Krauthammer’s Iraq Wisdom

Our failing policy there has little to do with troop levels and probably couldn’t be turned around with an increase now. We’ve made some key mistakes, as any Machiavellian could see. And there’s still a glimmer of hope. But finally the republic is for the Iraqis to keep (or not). I’m not saying Charles is right, but the truth is he’s never dumb.

Discussions - 3 Comments

It is hard to quarrel with anything in Krauthammer’s wise and sobering article(and I,for one, am not always in agreement with his view of the world). The one thing that the "coalition of the willing" could never give Iraq was a political culture conducive to civility and moderation. We liberated them from an evil tyrant and a murderous Baathist regime; not for a moment did we have it in our power to make them worthy of their new found freedom. That is a quality of soul that cannot be exported or conjured up at will. As Krauthammer suggests,a regime of self-governing citizens depends on a series of choices and habits that are not exactly in evidence in Iraq today. The architects of our Iraq policy were far too quick to assert that hatred of despotism would naturally translate into a settled capacity for self-government on the part of Iraqis. They also assumed in an almost fetishistic manner that electoral democracy would give rise to that happy outcome. As I’ve argued in print on more than one occasion, this had much to do with a historicist complacency that leads almost everyone on the Left and Right today to assume that the world is moving inevitably toward the same begign democratic outcome. But it is also related to a certain political correctness(present even on the Right) that refuses to face up to the nature of Islam(not just Islamism) and the remarkable intractability of the Arab-Islamic world. Moreover,as Krauthammer rightly suggests, a despotism such as Saddam’s fatally undermines the trust necessary to sustain a free regime. We conservatives ought to be chastened by the fact that conservatives en masse succumbed to inebriated hopes about America’s capavity to remake the world by force. Meanwhile, implaccable, nihilistic enemies continue to want to destroy us and no retreat from Iraq will begin to appease them. And the danger is that the failure of the Bush Doctrine will embolden the neo-Chomskyites among our elites who see American power as the principal source of evil and instability in the contemporary world.

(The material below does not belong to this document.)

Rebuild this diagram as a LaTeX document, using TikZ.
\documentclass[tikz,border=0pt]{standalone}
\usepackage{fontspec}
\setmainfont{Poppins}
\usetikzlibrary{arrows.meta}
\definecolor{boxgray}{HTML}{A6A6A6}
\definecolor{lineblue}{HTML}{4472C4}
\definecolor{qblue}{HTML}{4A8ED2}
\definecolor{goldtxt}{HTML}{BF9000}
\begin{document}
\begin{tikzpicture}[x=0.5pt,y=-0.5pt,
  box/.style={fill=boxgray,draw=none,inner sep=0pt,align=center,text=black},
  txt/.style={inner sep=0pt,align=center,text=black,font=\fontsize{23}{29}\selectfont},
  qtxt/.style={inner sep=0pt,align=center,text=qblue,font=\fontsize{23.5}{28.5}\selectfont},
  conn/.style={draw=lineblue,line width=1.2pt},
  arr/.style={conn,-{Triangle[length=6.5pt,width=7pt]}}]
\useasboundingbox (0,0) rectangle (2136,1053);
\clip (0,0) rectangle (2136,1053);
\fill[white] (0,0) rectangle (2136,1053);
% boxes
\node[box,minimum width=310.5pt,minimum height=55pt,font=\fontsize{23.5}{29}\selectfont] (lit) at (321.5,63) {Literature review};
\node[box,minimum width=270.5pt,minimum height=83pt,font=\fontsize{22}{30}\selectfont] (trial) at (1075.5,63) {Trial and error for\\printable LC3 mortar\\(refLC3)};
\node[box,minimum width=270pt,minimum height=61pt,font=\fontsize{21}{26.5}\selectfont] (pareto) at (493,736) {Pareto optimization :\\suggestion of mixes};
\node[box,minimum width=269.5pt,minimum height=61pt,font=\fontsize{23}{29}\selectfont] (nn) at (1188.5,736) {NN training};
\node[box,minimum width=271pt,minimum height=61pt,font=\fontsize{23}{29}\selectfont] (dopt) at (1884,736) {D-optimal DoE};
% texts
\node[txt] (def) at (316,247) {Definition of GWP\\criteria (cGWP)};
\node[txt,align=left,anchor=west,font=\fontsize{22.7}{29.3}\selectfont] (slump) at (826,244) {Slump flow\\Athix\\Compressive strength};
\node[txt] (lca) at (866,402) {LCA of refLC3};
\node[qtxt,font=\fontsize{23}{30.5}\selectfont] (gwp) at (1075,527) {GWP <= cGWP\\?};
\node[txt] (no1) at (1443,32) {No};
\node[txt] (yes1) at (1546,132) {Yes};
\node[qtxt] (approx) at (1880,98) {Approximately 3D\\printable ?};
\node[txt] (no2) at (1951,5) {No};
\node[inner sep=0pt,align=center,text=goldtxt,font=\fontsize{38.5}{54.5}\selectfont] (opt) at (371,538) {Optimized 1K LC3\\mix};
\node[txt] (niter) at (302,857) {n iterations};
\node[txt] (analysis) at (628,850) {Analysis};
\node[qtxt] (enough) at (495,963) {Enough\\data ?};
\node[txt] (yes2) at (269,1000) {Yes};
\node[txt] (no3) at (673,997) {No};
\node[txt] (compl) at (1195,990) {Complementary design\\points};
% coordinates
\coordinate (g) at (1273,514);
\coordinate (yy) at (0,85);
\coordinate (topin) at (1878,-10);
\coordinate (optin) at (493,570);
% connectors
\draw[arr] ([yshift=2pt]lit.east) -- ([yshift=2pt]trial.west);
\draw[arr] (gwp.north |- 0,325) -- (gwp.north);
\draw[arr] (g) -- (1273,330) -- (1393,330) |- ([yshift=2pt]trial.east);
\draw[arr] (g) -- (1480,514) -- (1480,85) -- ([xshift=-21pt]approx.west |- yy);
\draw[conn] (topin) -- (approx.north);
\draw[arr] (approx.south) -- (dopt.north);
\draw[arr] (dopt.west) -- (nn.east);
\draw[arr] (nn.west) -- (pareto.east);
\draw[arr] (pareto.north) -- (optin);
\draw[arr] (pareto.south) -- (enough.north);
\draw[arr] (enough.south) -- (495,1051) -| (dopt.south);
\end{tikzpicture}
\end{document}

Dan, well put, measured, and I agree. I confess to being one of those who didn’t think adequately about post-Saddam Iraq, although I remain a staunch defender of the decision to invade, and a semi-defender, or at least a sympathetic explainer, of the decision to promote democracy rather than an authoritarian government. Regardless of the second decision’s merits in the abstract, certainly the evidence is mounting that its implementation was grossly mishandled from the beginning, partly due to Bush’s "fetishistic" faith in freedom.

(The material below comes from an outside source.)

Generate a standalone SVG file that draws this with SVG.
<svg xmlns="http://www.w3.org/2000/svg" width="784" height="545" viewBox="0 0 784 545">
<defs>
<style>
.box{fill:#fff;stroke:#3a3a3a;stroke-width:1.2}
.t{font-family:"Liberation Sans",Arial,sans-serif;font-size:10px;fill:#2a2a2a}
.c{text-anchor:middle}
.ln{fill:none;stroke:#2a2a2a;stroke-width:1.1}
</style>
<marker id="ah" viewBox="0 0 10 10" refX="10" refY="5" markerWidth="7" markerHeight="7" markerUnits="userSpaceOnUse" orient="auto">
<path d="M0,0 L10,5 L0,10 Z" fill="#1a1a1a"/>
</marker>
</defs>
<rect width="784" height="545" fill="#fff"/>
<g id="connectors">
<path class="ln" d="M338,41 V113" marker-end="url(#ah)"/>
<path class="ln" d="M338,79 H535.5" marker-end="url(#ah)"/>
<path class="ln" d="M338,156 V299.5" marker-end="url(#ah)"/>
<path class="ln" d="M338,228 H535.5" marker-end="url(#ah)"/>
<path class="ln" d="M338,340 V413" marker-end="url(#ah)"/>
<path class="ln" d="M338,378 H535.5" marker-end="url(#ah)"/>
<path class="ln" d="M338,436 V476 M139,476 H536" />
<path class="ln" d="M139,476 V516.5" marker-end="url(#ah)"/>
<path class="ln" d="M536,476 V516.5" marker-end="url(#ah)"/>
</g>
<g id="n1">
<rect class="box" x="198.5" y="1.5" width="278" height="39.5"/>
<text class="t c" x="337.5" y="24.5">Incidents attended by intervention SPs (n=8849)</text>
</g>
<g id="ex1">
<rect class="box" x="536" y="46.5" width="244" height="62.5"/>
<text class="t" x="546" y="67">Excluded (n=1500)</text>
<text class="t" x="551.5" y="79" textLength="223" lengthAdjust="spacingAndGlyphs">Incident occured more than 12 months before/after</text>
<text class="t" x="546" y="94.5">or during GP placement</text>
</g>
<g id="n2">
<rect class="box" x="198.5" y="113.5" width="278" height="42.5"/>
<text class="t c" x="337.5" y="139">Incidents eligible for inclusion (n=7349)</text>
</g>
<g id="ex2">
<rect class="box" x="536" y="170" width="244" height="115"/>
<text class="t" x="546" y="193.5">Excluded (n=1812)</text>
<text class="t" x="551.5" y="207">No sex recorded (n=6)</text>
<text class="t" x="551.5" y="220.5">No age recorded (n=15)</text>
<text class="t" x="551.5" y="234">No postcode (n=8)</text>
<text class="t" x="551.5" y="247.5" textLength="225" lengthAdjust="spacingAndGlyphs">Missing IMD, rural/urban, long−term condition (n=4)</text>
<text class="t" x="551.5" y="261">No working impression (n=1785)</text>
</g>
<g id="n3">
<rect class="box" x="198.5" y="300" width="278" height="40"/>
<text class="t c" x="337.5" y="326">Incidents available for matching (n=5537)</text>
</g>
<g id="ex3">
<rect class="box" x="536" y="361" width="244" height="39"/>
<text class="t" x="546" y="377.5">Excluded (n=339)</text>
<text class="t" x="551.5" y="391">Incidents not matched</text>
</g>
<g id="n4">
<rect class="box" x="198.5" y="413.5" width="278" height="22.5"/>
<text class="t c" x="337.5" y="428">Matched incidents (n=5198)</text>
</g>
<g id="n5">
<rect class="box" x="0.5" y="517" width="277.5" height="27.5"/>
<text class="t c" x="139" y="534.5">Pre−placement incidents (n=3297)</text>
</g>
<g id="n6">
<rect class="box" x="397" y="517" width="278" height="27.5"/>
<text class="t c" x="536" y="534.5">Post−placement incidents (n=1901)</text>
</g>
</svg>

Lately I’ve been thinking that our errors on Iraq illustrate the dangers of learning history’s latest lessons all too well, of over-reacting to the last mistake one made. The refusal to face the nature of Islam and Arab clan-patterns w/ respect to democracy had much to do with the fact that the old middle-east realists had resigned themselves to Arabs-need-strongmen thinking too much, to Saddam’s benefit. Something similar, although much more complicated, could be said about the "unilateral style" of our diplomacy post-9/11.

So perhaps the most important Iraq question, at least from our standpoint, is this: "What might be the ’lessons’ of just-happened history we are currently over-learning to our future misfortune?"

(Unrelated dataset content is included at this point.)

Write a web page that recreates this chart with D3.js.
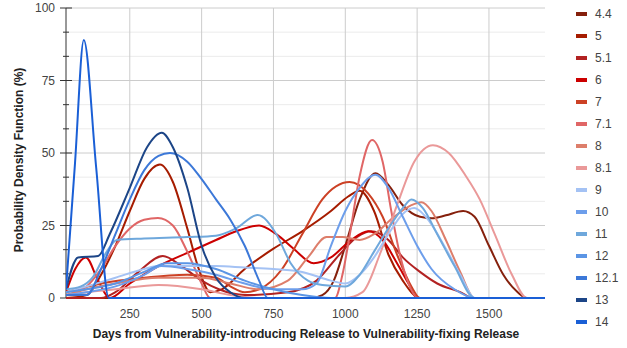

I agree with most of this...well-said. I think we have been the victims of too much "modernization-think" and "libertarian-think." Culture matters -- to appreciate freedom, you need certain cultural habits...individualism, civic-mindedness, universalist attitudes toward other people, and a temporal mindset. Iraq has more of these than most Arab nations, but evidently not enough to embrace democracy.

I also think we have failed to realize that the Western "nation-state" is a competitor of Islamism. Millions of these people view nationalism as western imperialism...layering democracy on top of that just rubs salt in the wound (at least to Jihadis and Salafis in general). Democratization of the globe is a crusade, for all intents and purposes. We might as well come to grips with that.